The mapping is prepared before the user-mode GdiPrinterThunk callback begins. This is because some bitmaps may be passed to the callback as parameters (though, during our exploitation, we made no use of the GdiPrinterThunk input data). However, this means that bitmaps “locked” later, that is, by calls to EngLockSurface made from inside the callback, are not present in the mapping.

Whenever some win32kfull.sys!NtGdiEngXXX receives a user-mode SURFOBJ pointer as a parameter and is not able to find it in the mapping, it assumes that the received SURFOBJ record is contained in an UMSO record (as its UMSO.so field).

Before the patch, such cases were directed to the internal win32kfull.sys!UMPDSURFOBJ::GetLockedSURFOBJ function, where the UMSO.magic value would be verified against the 0x554D534F value, and then the kernel-mode EngLockSurface call would be made on the UMSO.hsurf handle value, yielding the needed pointer to the “true”, kernel-mode SURFOBJ record, as discussed earlier.

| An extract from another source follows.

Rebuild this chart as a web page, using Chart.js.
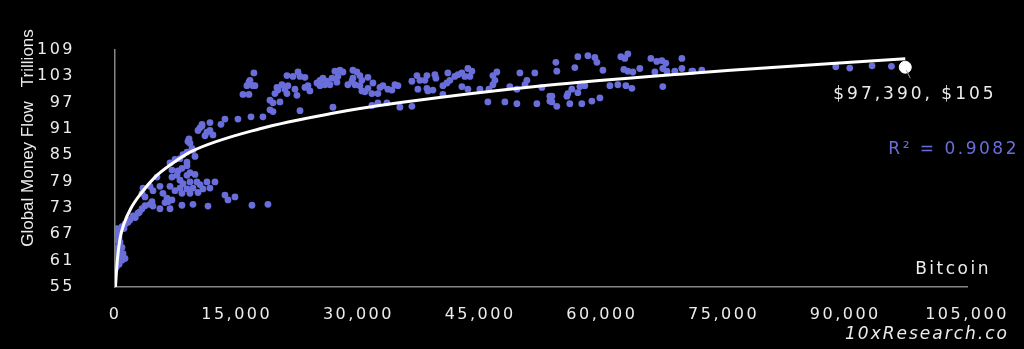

As you may have noticed, the name GetLockedSURFOBJ is misleading, as it suggests that the bitmap is already locked. In reality, when coming from user mode, a bitmap’s reference counter is still zero. And as we saw above, a malicious user-mode printer driver may not have called EngLockSurface at all, but instead just prepared the needed UMSO record from scratch.

After the patch, the function name was changed to GetLockableSURFOBJ. A user-mode printer driver can still perform all the manipulations described above, but now GetLockableSURFOBJ considers the received bitmap handle (UMSO.hsurf) as untrusted. After using the UMSO.hsurf value to lock the bitmap in kernel mode, GetLockableSURFOBJ now once again performs the same bitmap validation that is performed when calling the user-mode EngLockSurface API. This validation is performed by calling win32kfull.sys!IsSurfaceLockable. In this way, screen-related bitmaps that could be used to reach the kernel-mode display driver from within the user-mode printer driver are now rejected by GetLockableSURFOBJ.